Justice and Leadership in Early Islamic Courts.

AuthorChenganakkattil, Muhamed Riyaz

Edited by Intisar A. Rabb and Abigail Krasner Balbale

Harvard University Press, 2017, 241 pages, $45.00, ISBN: 9780674984219

Produced in honor of Roy Mottahedeh, a renowned scholar of the intellectual history of the Islamic Middle East, this volume, Leadership and Justice, edited by Instisar A. Rab and Abigail Balbale, brings together new questions and approaches related to the legal landscape in early Islamic history. Drawing upon the divergent sources and research areas, it sets the ground for an interdisciplinary legal approach to understanding how legal procedures function in the early Islamic courts and who the various stakeholders and actors are within them. Focusing on three different contexts in the historical trajectory of Islamic law, it deals with the judicial procedure, the concept of justice, and people and practices. All set within the specific legal contexts, the volume discusses the defining moments in the founding period of Islamic law, then proceeds to explore the "cosmopolitan" contexts of judicial practices set in the early Muslim empires, and finally, delves into an extensive analysis of the "parallel" legal actors in the Islamic West. The volume dwells on the wide array of possibilities in the history--social and political--of judicial procedures in Islam.
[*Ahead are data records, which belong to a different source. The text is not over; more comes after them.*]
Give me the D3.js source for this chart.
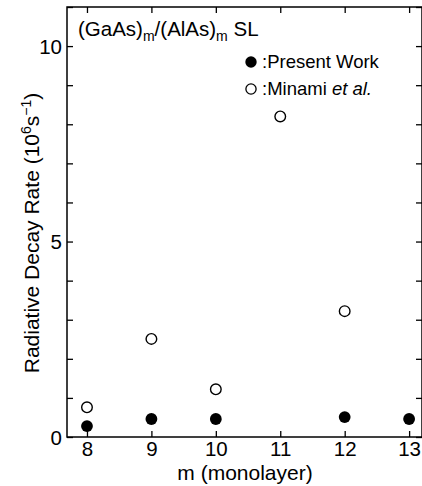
<!DOCTYPE html>
<html>
<head>
<meta charset="utf-8">
<script src="https://cdn.jsdelivr.net/npm/d3@7"></script>
<style>
  html, body { margin: 0; padding: 0; background: #fff; }
  svg { display: block; font-family: "Liberation Sans", Arial, sans-serif; }
</style>
</head>
<body>
<svg id="chart" width="422" height="486"></svg>
<script>
// Monolayer thickness m of the (GaAs)m/(AlAs)m superlattices
const presentM = [8, 9, 10, 12, 13];
const presentRate = [0.28, 0.46, 0.46, 0.51, 0.46];   // 10^6 s^-1
const minamiM = [8, 9, 10, 11, 12];
const minamiRate = [0.76, 2.51, 1.22, 8.2, 3.22];     // 10^6 s^-1
const xTicks = [8, 9, 10, 11, 12, 13];
const yTickLabels = [0, 5, 10];
const yMinorTicks = [0, 1, 2, 3, 4, 5, 6, 7, 8, 9, 10, 11];

const svg = d3.select("#chart");
const plotL = 67, plotR = 422, plotT = 7, plotB = 437;

const x = d3.scaleLinear().domain([7.69, 13.2]).range([plotL, plotR]);
const y = d3.scaleLinear().domain([0, 11]).range([plotB, plotT]);

// frame
svg.append("rect")
  .attr("x", plotL).attr("y", plotT)
  .attr("width", plotR - plotL).attr("height", plotB - plotT)
  .attr("fill", "none").attr("stroke", "#000").attr("stroke-width", 1.5);

const tickLen = 6;
// inward ticks on all four sides
const bAxis = svg.append("g").attr("transform", `translate(0,${plotB})`)
  .call(d3.axisBottom(x).tickValues(xTicks).tickSize(-tickLen).tickPadding(4).tickFormat(d3.format("d")));
const tAxis = svg.append("g").attr("transform", `translate(0,${plotT})`)
  .call(d3.axisTop(x).tickValues(xTicks).tickSize(-tickLen).tickFormat(""));
const lAxis = svg.append("g").attr("transform", `translate(${plotL},0)`)
  .call(d3.axisLeft(y).tickValues(yMinorTicks).tickSize(-tickLen).tickPadding(5)
    .tickFormat(d => yTickLabels.includes(d) ? d : ""));
const rAxis = svg.append("g").attr("transform", `translate(${plotR},0)`)
  .call(d3.axisRight(y).tickValues(yMinorTicks).tickSize(-tickLen).tickFormat(""));

[bAxis, tAxis, lAxis, rAxis].forEach(g => {
  g.select(".domain").remove();
  g.selectAll(".tick line").attr("stroke", "#000").attr("stroke-width", 1.3);
  g.selectAll("text").attr("fill", "#000").attr("font-size", 20.5)
    .attr("font-family", "Liberation Sans, Arial, sans-serif");
});
bAxis.selectAll("text").attr("dy", "0.71em");
lAxis.selectAll("text").attr("dy", "0.36em");

// axis titles
svg.append("text")
  .attr("x", 245).attr("y", 480)
  .attr("text-anchor", "middle").attr("font-size", 21)
  .text("m (monolayer)");

const yl = svg.append("text")
  .attr("transform", `translate(39,233) rotate(-90)`)
  .attr("text-anchor", "middle").attr("font-size", 21);
yl.append("tspan").text("Radiative Decay Rate (10");
yl.append("tspan").attr("dy", -8).attr("font-size", 14).text("6");
yl.append("tspan").attr("dy", 8).text("s");
yl.append("tspan").attr("dy", -8).attr("font-size", 14).text("−1");
yl.append("tspan").attr("dy", 8).text(")");

// title
const title = svg.append("text").attr("x", 78).attr("y", 36).attr("font-size", 20.5);
title.append("tspan").text("(GaAs)");
title.append("tspan").attr("dy", 5).attr("font-size", 14).text("m");
title.append("tspan").attr("dy", -5).text("/(AlAs)");
title.append("tspan").attr("dy", 5).attr("font-size", 14).text("m");
title.append("tspan").attr("dy", -5).text(" SL");

// data points
const r = 5.3;
svg.append("g").selectAll("circle")
  .data(minamiM.map((m, i) => [m, minamiRate[i]]))
  .join("circle")
  .attr("cx", d => x(d[0])).attr("cy", d => y(d[1])).attr("r", r)
  .attr("fill", "#fff").attr("stroke", "#000").attr("stroke-width", 1.4);

svg.append("g").selectAll("circle")
  .data(presentM.map((m, i) => [m, presentRate[i]]))
  .join("circle")
  .attr("cx", d => x(d[0])).attr("cy", d => y(d[1])).attr("r", r + 0.6)
  .attr("fill", "#000");

// legend
svg.append("circle").attr("cx", 251).attr("cy", 62).attr("r", r + 0.4).attr("fill", "#000");
svg.append("text").attr("x", 262).attr("y", 68).attr("font-size", 18.5).text(":Present Work");
svg.append("circle").attr("cx", 251).attr("cy", 89).attr("r", r - 0.2)
  .attr("fill", "#fff").attr("stroke", "#000").attr("stroke-width", 1.3);
const lg = svg.append("text").attr("x", 262).attr("y", 95).attr("font-size", 18.5);
lg.append("tspan").text(":Minami ");
lg.append("tspan").attr("font-style", "italic").text("et al.");
</script>
</body>
</html>
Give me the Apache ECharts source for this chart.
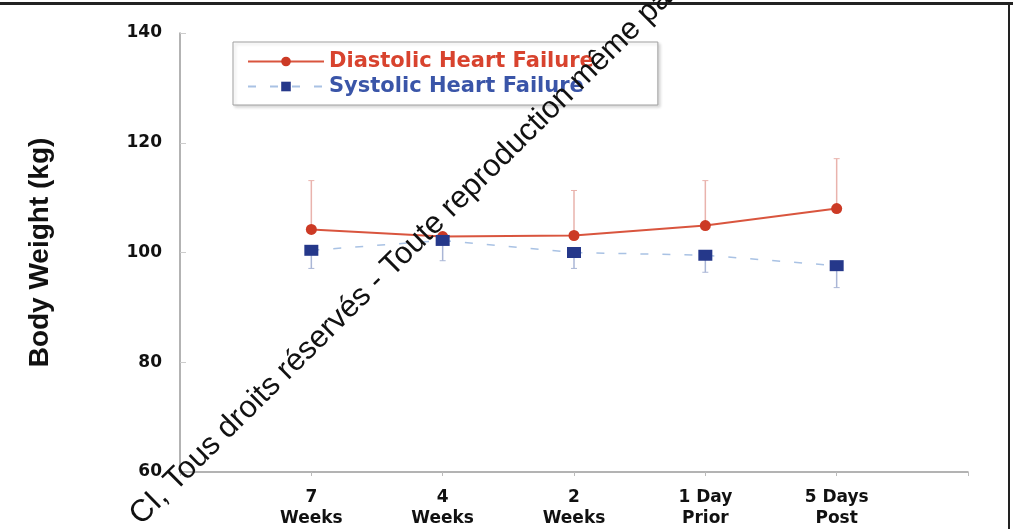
<!DOCTYPE html>
<html>
<head>
<meta charset="utf-8">
<script src="https://cdn.jsdelivr.net/npm/echarts@6/dist/echarts.min.js"></script>
<style>
  html, body { margin: 0; padding: 0; background: #fff; }
  #chart { width: 1013px; height: 529px; }
</style>
</head>
<body>
<div id="chart"></div>
<script>
// x positions 1..5 on a 0..6 value axis
const timeLabels = ['7\nWeeks', '4\nWeeks', '2\nWeeks', '1 Day\nPrior', '5 Days\nPost'];
const yTicks = [60, 80, 100, 120, 140];

const diastolic = [104.2, 102.9, 103.1, 104.9, 108.0];
const systolic = [100.4, 102.2, 100.0, 99.5, 97.6];
// red bars go up only, blue bars go down only (null = not visible)
const diastolicUpper = [113.1, null, 111.3, 113.1, 117.1];
const systolicLower = [97.1, 98.5, 97.1, 96.4, 93.6];

const toPairs = arr => arr.map((v, i) => [i + 1, v]);

const errSeries = (name, mean, ends, color) => ({
  name: name,
  type: 'custom',
  silent: true,
  z: 1,
  data: mean.map((v, i) => [i + 1, v, ends[i]]).filter(d => d[2] != null),
  renderItem: function (params, api) {
    const a = api.coord([api.value(0), api.value(1)]);
    const b = api.coord([api.value(0), api.value(2)]);
    return {
      type: 'group',
      children: [
        { type: 'line', shape: { x1: a[0], y1: a[1], x2: b[0], y2: b[1] }, style: { stroke: color, lineWidth: 1.5 } },
        { type: 'line', shape: { x1: b[0] - 3, y1: b[1], x2: b[0] + 3, y2: b[1] }, style: { stroke: color, lineWidth: 1 } }
      ]
    };
  }
});

const chart = echarts.init(document.getElementById('chart'));

chart.setOption({
  animation: false,
  backgroundColor: '#fff',
  grid: { left: 180, right: 45, top: 33, bottom: 57 },
  legend: {
    left: 233,
    top: 42,
    orient: 'vertical',
    padding: [9, 64, 8, 14],
    itemGap: 4,
    itemWidth: 76,
    itemHeight: 12,
    borderColor: '#a0a0a0',
    borderWidth: 1,
    backgroundColor: '#fff',
    shadowColor: 'rgba(0,0,0,0.15)',
    shadowBlur: 3,
    shadowOffsetX: 2,
    shadowOffsetY: 2,
    textStyle: { fontFamily: 'DejaVu Sans', fontWeight: 'bold', fontSize: 21 },
    data: [
      { name: 'Diastolic Heart Failure', textStyle: { color: '#d8432e' } },
      { name: 'Systolic Heart Failure', textStyle: { color: '#3a55a8' } }
    ]
  },
  xAxis: {
    type: 'value',
    min: 0,
    max: 6,
    interval: 1,
    splitLine: { show: false },
    axisLine: { lineStyle: { color: '#9a9a9a', width: 1.5 } },
    axisTick: { inside: false, length: 4, lineStyle: { color: '#bbb' } },
    axisLabel: {
      margin: 15,
      color: '#111',
      fontFamily: 'DejaVu Sans',
      fontWeight: 'bold',
      fontSize: 17,
      lineHeight: 21,
      formatter: v => timeLabels[v - 1] || ''
    }
  },
  yAxis: {
    type: 'value',
    min: yTicks[0],
    max: yTicks[yTicks.length - 1],
    interval: 20,
    name: 'Body Weight (kg)',
    nameLocation: 'middle',
    nameGap: 126,
    nameTextStyle: {
      fontFamily: 'Liberation Sans',
      fontWeight: 'bold',
      fontSize: 28,
      color: '#111'
    },
    splitLine: { show: false },
    axisLine: { show: true, lineStyle: { color: '#9a9a9a', width: 1.5 } },
    axisTick: { inside: true, length: 6, lineStyle: { color: '#ccc' } },
    axisLabel: {
      margin: 18,
      color: '#111',
      fontFamily: 'DejaVu Sans',
      fontWeight: 'bold',
      fontSize: 17
    }
  },
  series: [
    errSeries('diaErr', diastolic, diastolicUpper, '#e9b3ad'),
    errSeries('sysErr', systolic, systolicLower, '#aab6d6'),
    {
      name: 'Diastolic Heart Failure',
      type: 'line',
      z: 3,
      data: toPairs(diastolic),
      symbol: 'circle',
      symbolSize: 11,
      itemStyle: { color: '#cc3a25' },
      lineStyle: { color: '#d9553e', width: 2 }
    },
    {
      name: 'Systolic Heart Failure',
      type: 'line',
      z: 4,
      data: toPairs(systolic),
      symbol: 'rect',
      symbolSize: [14, 11],
      itemStyle: { color: '#25388a' },
      lineStyle: { color: '#a9c2e4', width: 1.5, type: [8, 14] }
    }
  ],
  graphic: [
    { type: 'rect', shape: { x: 0, y: 2, width: 1013, height: 3 }, style: { fill: '#222' }, z: 100 },
    { type: 'rect', shape: { x: 1008, y: 2, width: 2, height: 527 }, style: { fill: '#222' }, z: 100 },
    {
      type: 'text',
      x: 146,
      y: 531,
      rotation: 0.78,
      z: 100,
      style: {
        text: 'CI, Tous droits réservés - Toute reproduction même partielle interdite',
        fontFamily: 'Liberation Sans',
        fontSize: 31,
        fill: '#111',
        textAlign: 'left',
        textVerticalAlign: 'bottom'
      }
    }
  ]
});
</script>
</body>
</html>
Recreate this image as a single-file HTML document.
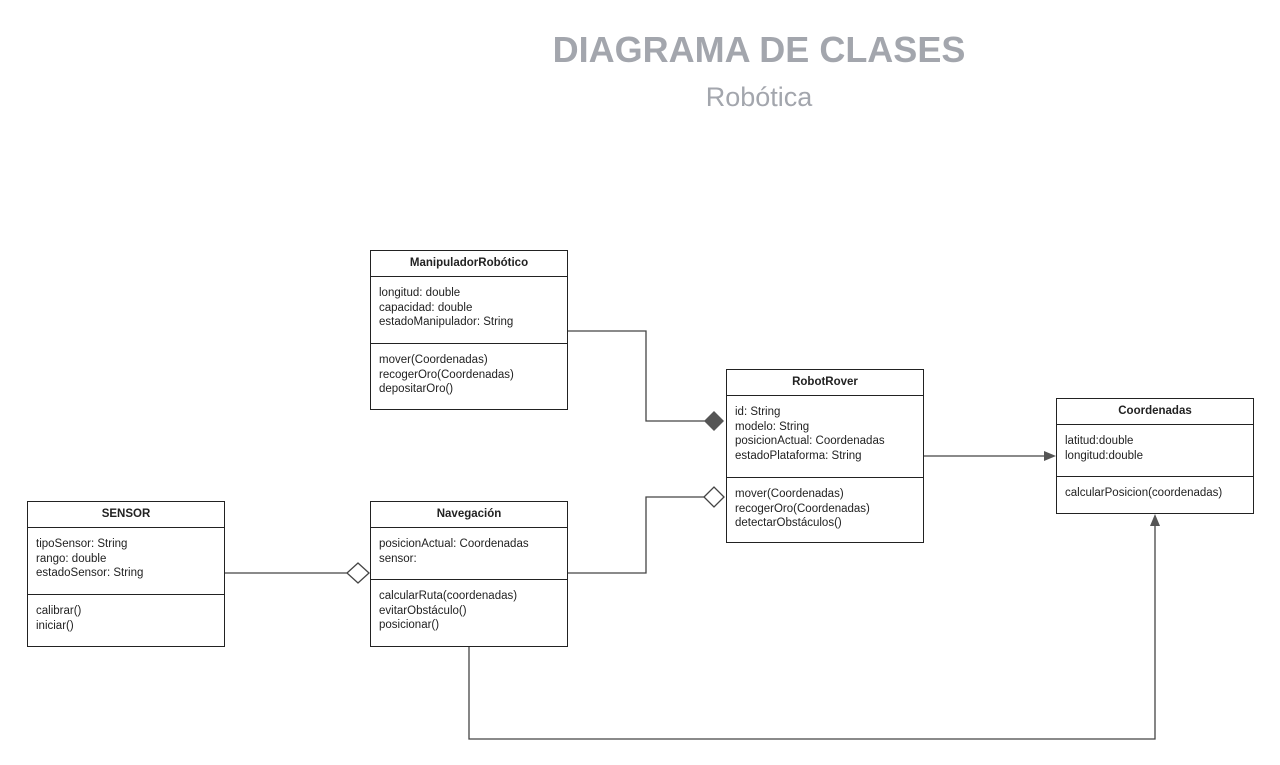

With separate introductions for each of the three sections, the volume consists of nine fascinating chapters that engage with the distinct problems in Islamic legal history.

Emphasizing theory and practice, the first section of the volume examines various fundamental and legal questions concerning witnesses, evidence, and the political underpinning of judicial procedures, along with the evolution of different debates in the legal discourse in terms of the development of law in Islam. With a focus on the issues of witnesses, Ahmed el-Shamsy provides a "tentative sketch of changes" regarding testimony, its acceptability, and related concerns to legal witnesses "in the aspect of judicial practice over that century" (p. 3). Concerning the distinct characteristics of witness criteria for Muslims and non-Muslims, el-Shamsy's intervention is in understanding the exclusion and admissibility of the witness in the judicial procedures of the court in the eighth century. To arrive at this problem, el-Shamsy uses many sources and scholarly engagements in both the prophetic and post-prophetic periods to analyze various conflicting interpretations of the exclusion of witnesses.